Tesla 'The Big Boss' of the EV Sector
Today (while writing), Tesla founder Elon Musk is the richest person in the world as per Forbes. Tesla, the US-based company is reportedly the only firm that sells all its cars which it manufactures. Economic power like China has already a big manufacturing and assembling plant of Tesla which highlights the importance of Electronic Vehicles in the upcoming time as fuels like Petrol and Diesel are depleting and also these substances contribute to emissions drastically around the world. Talking about some numbers, Tesla's empire expands across six colossal gigafactories, with a newly confirmed Mexican counterpart driving CEO Elon Musk's audacious vision of manufacturing a staggering 20 million cars annually. In China, automotive company giant BYD, with the backing of Warren Buffet, shipped a resounding 56,000 vehicles and also announced a $1 billion plan for EV and battery construction in India.
While economic superpowers like the USA and China have embraced EVs wholeheartedly, the Modi Government has opted for the EV revolution strategically.

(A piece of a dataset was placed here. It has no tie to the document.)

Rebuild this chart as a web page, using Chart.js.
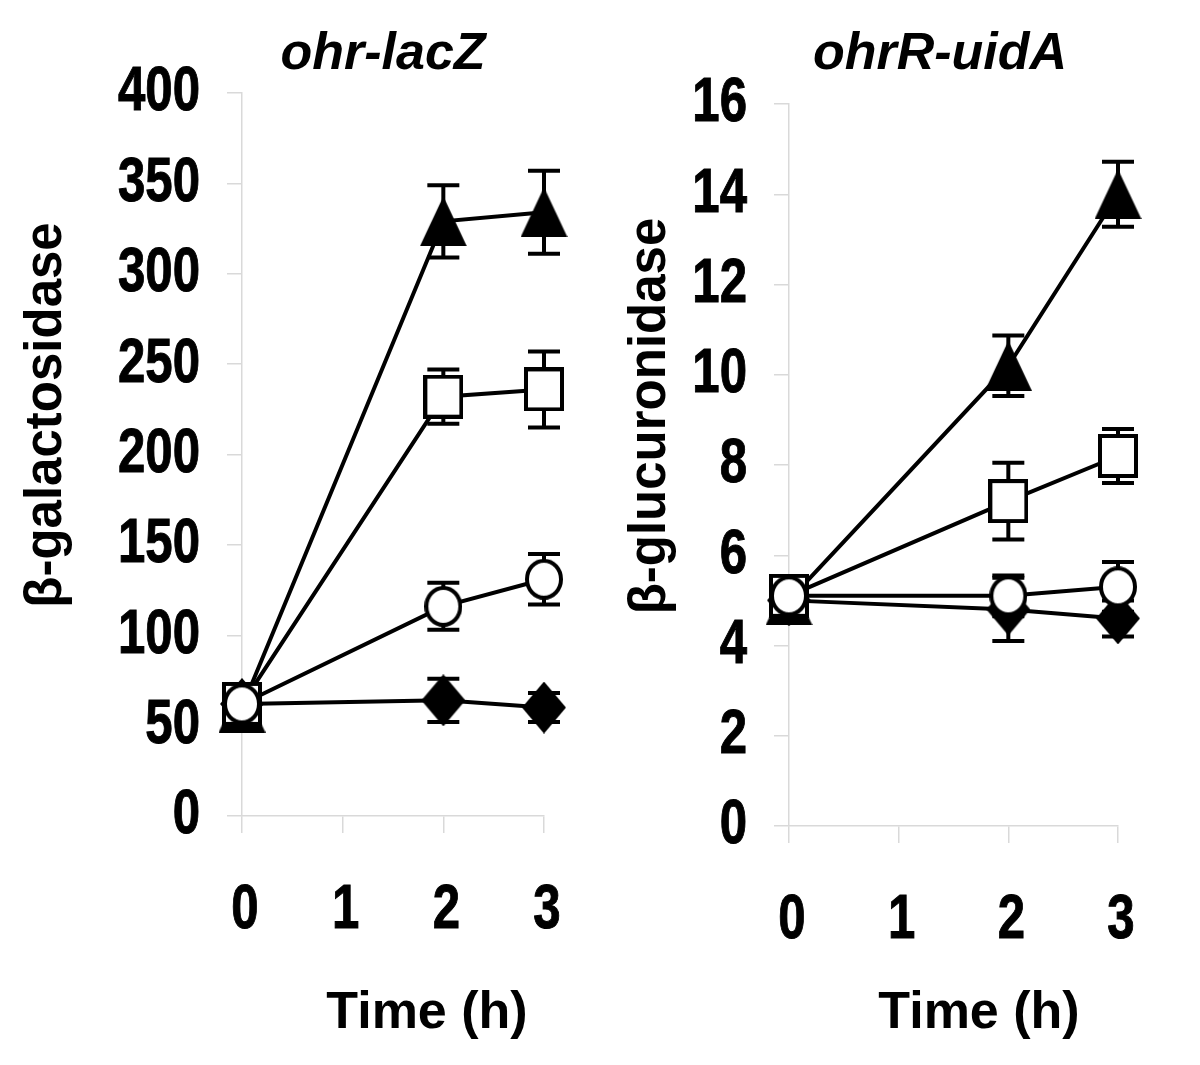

In order to EV manufacturing & sell in India, the Modi Government has introduced policies like FAME India and PLI schemes, bolstering local EV production. Notably, Tata Group's sensational investment of $4 billion in a UK EV battery plant for Tata Motors and Jaguar, coupled with an additional $2 billion infusion over five years, portrays an electrifying future.
What are the obstacles in the EV industry?
The answer is Lithium. EV batteries are powered by lithium. It plays a significant role in the world of electric vehicles and renewable energy storage. However, these Li batteries pose a recycling challenge, costing more to recycle than to mine fresh lithium. Notably, this isn't an immediate issue, as EV demand surges, recycling urgency will reverberate through industries. Another major problem is the availability of Lithium. Not many countries are rich in Lithium. The top 6 countries that are rich in Lithium are- Bolivia, Argentina, the United States of America, Chile, Australia, and China. Hence, it is obvious that the USA, China, and Australia are countries with an abundance of electronic vehicles.
The main obstacle faced by electric vehicles (EVs) is their high price. Although the Governments of various countries including India offer incentives to support sustainable goals, these incentives are often limited to a certain number of vehicles, so when these perks are removed, the once attractive EVs become unaffordable.
However, the problem of lithium reserve seems to it will be solved for India in the future. In May 2023, it was reported that the Geological Survey of India (GSI) found a reserve of the crucial mineral in Degana in Rajasthan's Nagaur district. It is believed that these reserves are much bigger in quantity than the ones found in the Union Territory and can meet 80% of the total country's demand. Notably, before this, 5.9 million tonnes of lithium reserves were found for the first time in the country in Jammu and Kashmir. Lithium is a non-ferrous metal and is one of the key components in EV batteries. The discovery in India grabbed global headlines and if all goes well in the country the cost of EVs will be slashed exponentially as India will be able to produce its own EVs. Hence, it will act as a catalyst of PM Modi's vision of making India a net zero-emission country by 2070.
Decoding India's EV revolution
1 new EV Scooter in just 9 seconds and that too in India. Yes! you heard it right. India's electronic vehicle revolution has already begun. A startup factory in Hosur, a southern Indian city not far from Bangalore, the assembly line is buzzing with lightning-fast activity. As per reports, the workers churn out a brand-new electric scooter every 90 seconds, while executives review the company’s skyrocketing sales. Tarun Mehta, 33, CEO of Ather Energy, an electric scooter manufacturer that has enjoyed a recent explosion of demand stated, "Two-wheelers are going electric crazy fast..Revenues are skyrocketing." A report suggested that India will become a $100 billion industry by 2030. Two and three-wheelers will be the main focus, outnumbering other means of transport, such as cars, by about four times as reported. Union minister of road transport and highways Nitin Gadkari also stated that 'India's electric vehicle revolution has already begun'.
Boom in two-wheeler EVs
While four-wheelers may take a few years, the two-wheeler EVs have seen a big boom in the market. For the layman, you must have seen OLA Electric Scooters roaming the roads here and there. Brajesh Chhibber, a McKinsey partner who co-leads the firm’s think tank on future mobility in India was quoted saying that in 2022 almost 7% of all two-wheeled vehicles sold were electric vehicles — rising from an 'almost negligible number of units three years ago' to 1 million.
Although EVs are indeed good for the environment or ultimately for net zero carbon emissions, their future is indeed cloudy. To boost efficiency and consumer confidence, EV manufacturers have to address charging infrastructure shortages and supply chain issues.